Instruction:
Can you set down, exactly as they appear below, the lines from the opening of the material through the one bearing "Arial, Helvetica, sans-serif';", minus the pictures?

___ Available data

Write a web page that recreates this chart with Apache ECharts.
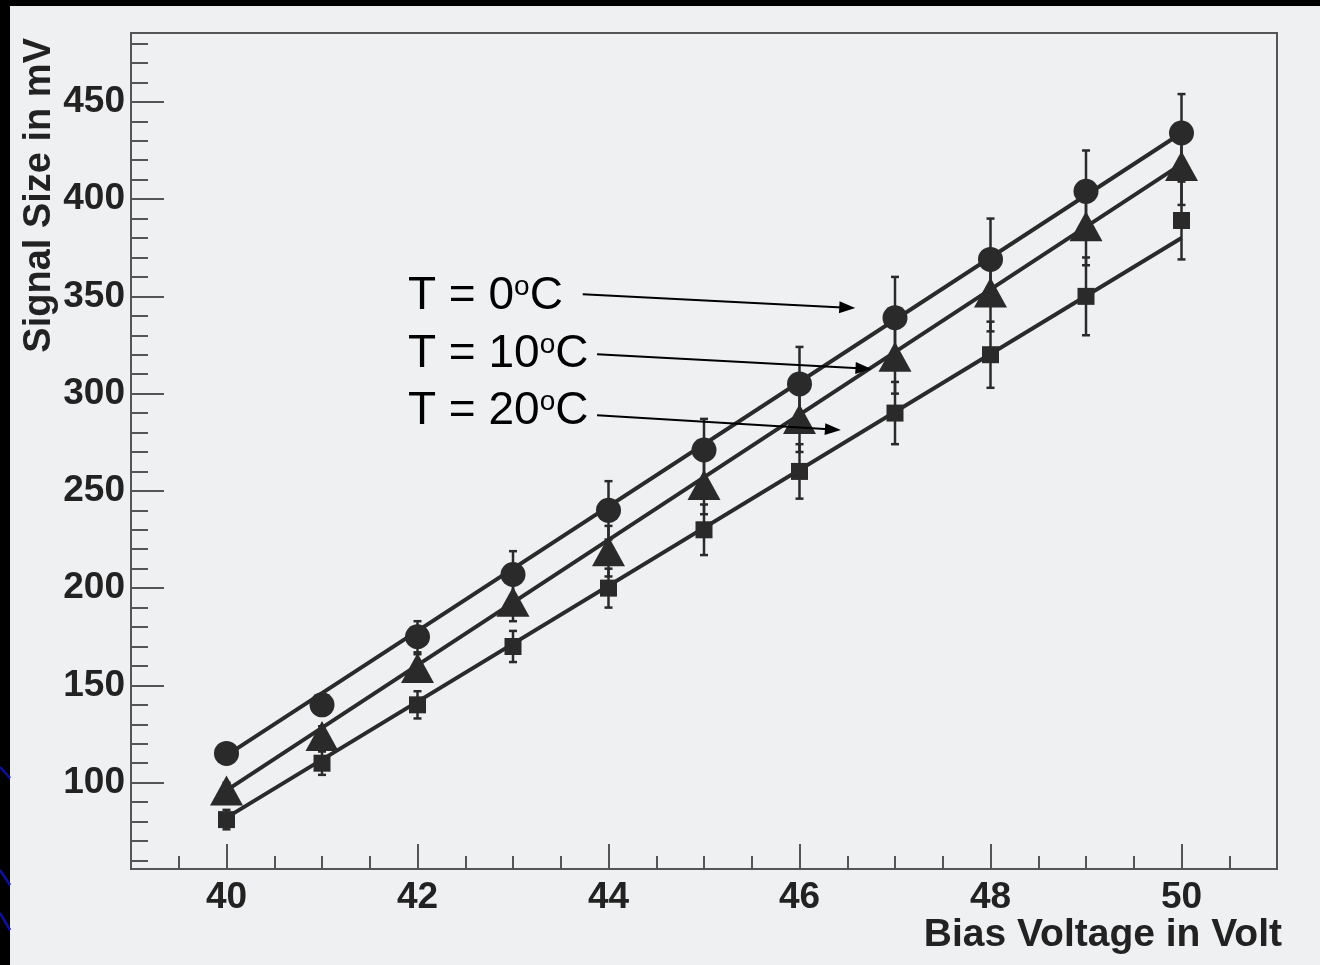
<!DOCTYPE html>
<html>
<head>
<meta charset="utf-8">
<script src="https://cdn.jsdelivr.net/npm/echarts@6/dist/echarts.min.js"></script>
<style>
  html, body { margin: 0; padding: 0; background: #000; width: 1320px; height: 965px; overflow: hidden; }
  #panel { position: absolute; left: 10px; top: 6px; width: 1310px; height: 959px; background: #eff0f2; }
  #chart { position: absolute; left: 0; top: 0; width: 1320px; height: 965px; }
</style>
</head>
<body>
<div id="panel"></div>
<div id="chart"></div>
<script>
// Bias voltage (V) at which the signal was measured
const biasVoltage = [40, 41, 42, 43, 44, 45, 46, 47, 48, 49, 50];

// Mean signal size (mV) and its error for each temperature
const signalT0  = [115, 140, 175, 207, 240, 271, 305, 339, 369, 404, 434];
const errorT0   = [4, 5, 8, 12, 15, 16, 19, 21, 21, 21, 20];
const signalT10 = [96, 124, 159, 193, 219, 253, 287, 319, 352, 386, 417];
const errorT10  = [4, 5, 7, 10, 13, 15, 17, 19, 20, 20, 20];
const signalT20 = [81, 110, 140, 170, 200, 230, 260, 290, 320, 350, 389];
const errorT20  = [5, 6, 7, 8, 10, 13, 14, 16, 17, 20, 20];

// Straight-line fits, evaluated at both ends of the voltage range
const fitVoltage = [40, 50];
const fitT0  = [114, 434];
const fitT10 = [96, 418];
const fitT20 = [82, 380];

// Axis ranges and labelled ticks
const xRange = [39, 51];
const yRange = [55.6, 485.4];
const xMajorTicks = [40, 42, 44, 46, 48, 50];
const yMajorTicks = [100, 150, 200, 250, 300, 350, 400, 450];

// Annotation labels: text, anchor of the text, arrow start and arrow end (data units)
const labelTexts = ['0', '10', '20'];
const labelAnchors = [[41.9, 341.9], [41.9, 312.1], [41.9, 282.8]];
const arrowStarts = [[43.73, 351.1], [43.88, 320.2], [43.88, 288.9]];
const arrowEnds = [[46.50, 344.2], [46.67, 312.9], [46.35, 281.5]];

const xMinorTicks = [];
for (let v = xRange[0] + 0.5; v < xRange[1]; v += 0.5) {
  if (xMajorTicks.indexOf(v) < 0) xMinorTicks.push(v);
}
const yMinorTicks = [];
for (let v = 60; v < yRange[1]; v += 10) {
  if (v % 50 !== 0) yMinorTicks.push(v);
}

const INK = '#2a2a2a';
const AXIS = '#555555';
const FONT = '"Liberation Sans", Arial, Helvetica, sans-serif';

function pairs(xs, ys) { return xs.map((x, i) => [x, ys[i]]); }
function errorRows(sig, err) { return biasVoltage.map((v, i) => [v, sig[i] - err[i], sig[i] + err[i]]); }

function renderErrorBar(params, api) {
  const x = api.value(0);
  const lo = api.coord([x, api.value(1)]);
  const hi = api.coord([x, api.value(2)]);
  const w = 4;
  const st = { stroke: INK, lineWidth: 2.5 };
  return {
    type: 'group',
    children: [
      { type: 'line', shape: { x1: lo[0], y1: lo[1], x2: hi[0], y2: hi[1] }, style: st },
      { type: 'line', shape: { x1: lo[0] - w, y1: lo[1], x2: lo[0] + w, y2: lo[1] }, style: st },
      { type: 'line', shape: { x1: hi[0] - w, y1: hi[1], x2: hi[0] + w, y2: hi[1] }, style: st }
    ]
  };
}

const arrowLines = arrowStarts.map((s, i) => [{ coord: s }, { coord: arrowEnds[i] }]);

const chart = echarts.init(document.getElementById('chart'), null, { renderer: 'canvas' });

const tickLabel = { color: '#222', fontSize: 37, fontWeight: 'bold', fontFamily: FONT };

chart.setOption({
  backgroundColor: 'transparent',
  animation: false,
  grid: {
    left: 131, top: 33, right: 43, bottom: 96,
    show: true, borderColor: AXIS, borderWidth: 2, backgroundColor: 'transparent'
  },
  xAxis: [
    {
      type: 'value', min: xRange[0], max: xRange[1], position: 'bottom',
      axisLine: { show: true, lineStyle: { color: AXIS, width: 2 } },
      axisTick: { show: true, inside: true, length: 25, customValues: xMajorTicks, lineStyle: { color: AXIS, width: 2 } },
      axisLabel: Object.assign({ margin: 10, customValues: xMajorTicks }, tickLabel),
      splitLine: { show: false }
    },
    {
      type: 'value', min: xRange[0], max: xRange[1], position: 'bottom',
      axisLine: { show: false },
      axisTick: { show: true, inside: true, length: 13, customValues: xMinorTicks, lineStyle: { color: AXIS, width: 2 } },
      axisLabel: { show: false },
      splitLine: { show: false }
    }
  ],
  yAxis: [
    {
      type: 'value', min: yRange[0], max: yRange[1], position: 'left',
      axisLine: { show: true, lineStyle: { color: AXIS, width: 2 } },
      axisTick: { show: true, inside: true, length: 33, customValues: yMajorTicks, lineStyle: { color: AXIS, width: 2 } },
      axisLabel: Object.assign({ margin: 6, customValues: yMajorTicks }, tickLabel),
      splitLine: { show: false }
    },
    {
      type: 'value', min: yRange[0], max: yRange[1], position: 'left',
      axisLine: { show: false },
      axisTick: { show: true, inside: true, length: 17, customValues: yMinorTicks, lineStyle: { color: AXIS, width: 2 } },
      axisLabel: { show: false },
      splitLine: { show: false }
    }
  ],
  series: [
    { name: 'fit T0', type: 'line', data: pairs(fitVoltage, fitT0), symbol: 'none', lineStyle: { color: INK, width: 4 }, z: 2,
      markLine: {
        silent: true, symbol: ['none', 'triangle'], symbolSize: [12, 16],
        label: { show: false },
        lineStyle: { color: '#000', width: 2, type: 'solid' },
        data: arrowLines
      }
    },
    { name: 'fit T10', type: 'line', data: pairs(fitVoltage, fitT10), symbol: 'none', lineStyle: { color: INK, width: 4 }, z: 2 },
    { name: 'fit T20', type: 'line', data: pairs(fitVoltage, fitT20), symbol: 'none', lineStyle: { color: INK, width: 4 }, z: 2 },
    { name: 'err T0', type: 'custom', renderItem: renderErrorBar, data: errorRows(signalT0, errorT0), encode: { x: 0, y: [1, 2] }, z: 3 },
    { name: 'err T10', type: 'custom', renderItem: renderErrorBar, data: errorRows(signalT10, errorT10), encode: { x: 0, y: [1, 2] }, z: 3 },
    { name: 'err T20', type: 'custom', renderItem: renderErrorBar, data: errorRows(signalT20, errorT20), encode: { x: 0, y: [1, 2] }, z: 3 },
    { name: 'T = 0', type: 'scatter', data: pairs(biasVoltage, signalT0), symbol: 'circle', symbolSize: 25, itemStyle: { color: INK, opacity: 1 }, z: 4 },
    { name: 'T = 10', type: 'scatter', data: pairs(biasVoltage, signalT10), symbol: 'triangle', symbolSize: [33, 30], itemStyle: { color: INK, opacity: 1 }, z: 4 },
    { name: 'T = 20', type: 'scatter', data: pairs(biasVoltage, signalT20), symbol: 'rect', symbolSize: 17, itemStyle: { color: INK, opacity: 1 }, z: 4 }
  ]
});

// Titles, annotation labels and the blue strokes at the left edge
const graphics = [
  { type: 'line', shape: { x1: 0, y1: 767, x2: 10, y2: 778 }, style: { stroke: '#1010a0', lineWidth: 2.5 } },
  { type: 'line', shape: { x1: 0, y1: 870, x2: 10, y2: 885 }, style: { stroke: '#1010a0', lineWidth: 2.5 } },
  { type: 'line', shape: { x1: 0, y1: 913, x2: 10, y2: 930 }, style: { stroke: '#1010a0', lineWidth: 2.5 } },
  {
    type: 'text', x: 1282, y: 935,
    style: { text: 'Bias Voltage in Volt', fill: '#222', font: 'bold 39px ' + FONT, textAlign: 'right', textVerticalAlign: 'middle' }
  },
  {
    type: 'text', x: 40, y: 38, rotation: Math.PI / 2,
    style: { text: 'Signal Size in mV', fill: '#222', font: 'bold 38px ' + FONT, textAlign: 'right', textVerticalAlign: 'middle' }
  }
];
labelTexts.forEach((t, i) => {
  const p = chart.convertToPixel({ gridIndex: 0 }, labelAnchors[i]);
  graphics.push({
    type: 'text', x: p[0], y: p[1] - 39,
    style: {
      text: '{a|T = ' + t + '}{s|o}{a|C}',
      textAlign: 'left', textVerticalAlign: 'top',
      rich: {
        a: { fontSize: 46, lineHeight: 46, fontFamily: FONT, color: '#000' },
        s: { fontSize: 28, lineHeight: 34, fontFamily: FONT, color: '#000', verticalAlign: 'top' }
      }
    }
  });
});
chart.setOption({ graphic: graphics });
</script>
</body>
</html>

______

Answer to this task:
Write a web page that recreates this chart with Apache ECharts.
<!DOCTYPE html>
<html>
<head>
<meta charset="utf-8">
<script src="https://cdn.jsdelivr.net/npm/echarts@6/dist/echarts.min.js"></script>
<style>
  html, body { margin: 0; padding: 0; background: #000; width: 1320px; height: 965px; overflow: hidden; }
  #panel { position: absolute; left: 10px; top: 6px; width: 1310px; height: 959px; background: #eff0f2; }
  #chart { position: absolute; left: 0; top: 0; width: 1320px; height: 965px; }
</style>
</head>
<body>
<div id="panel"></div>
<div id="chart"></div>
<script>
// Bias voltage (V) at which the signal was measured
const biasVoltage = [40, 41, 42, 43, 44, 45, 46, 47, 48, 49, 50];

// Mean signal size (mV) and its error for each temperature
const signalT0  = [115, 140, 175, 207, 240, 271, 305, 339, 369, 404, 434];
const errorT0   = [4, 5, 8, 12, 15, 16, 19, 21, 21, 21, 20];
const signalT10 = [96, 124, 159, 193, 219, 253, 287, 319, 352, 386, 417];
const errorT10  = [4, 5, 7, 10, 13, 15, 17, 19, 20, 20, 20];
const signalT20 = [81, 110, 140, 170, 200, 230, 260, 290, 320, 350, 389];
const errorT20  = [5, 6, 7, 8, 10, 13, 14, 16, 17, 20, 20];

// Straight-line fits, evaluated at both ends of the voltage range
const fitVoltage = [40, 50];
const fitT0  = [114, 434];
const fitT10 = [96, 418];
const fitT20 = [82, 380];

// Axis ranges and labelled ticks
const xRange = [39, 51];
const yRange = [55.6, 485.4];
const xMajorTicks = [40, 42, 44, 46, 48, 50];
const yMajorTicks = [100, 150, 200, 250, 300, 350, 400, 450];

// Annotation labels: text, anchor of the text, arrow start and arrow end (data units)
const labelTexts = ['0', '10', '20'];
const labelAnchors = [[41.9, 341.9], [41.9, 312.1], [41.9, 282.8]];
const arrowStarts = [[43.73, 351.1], [43.88, 320.2], [43.88, 288.9]];
const arrowEnds = [[46.50, 344.2], [46.67, 312.9], [46.35, 281.5]];

const xMinorTicks = [];
for (let v = xRange[0] + 0.5; v < xRange[1]; v += 0.5) {
  if (xMajorTicks.indexOf(v) < 0) xMinorTicks.push(v);
}
const yMinorTicks = [];
for (let v = 60; v < yRange[1]; v += 10) {
  if (v % 50 !== 0) yMinorTicks.push(v);
}

const INK = '#2a2a2a';
const AXIS = '#555555';
const FONT = '"Liberation Sans", Arial, Helvetica, sans-serif';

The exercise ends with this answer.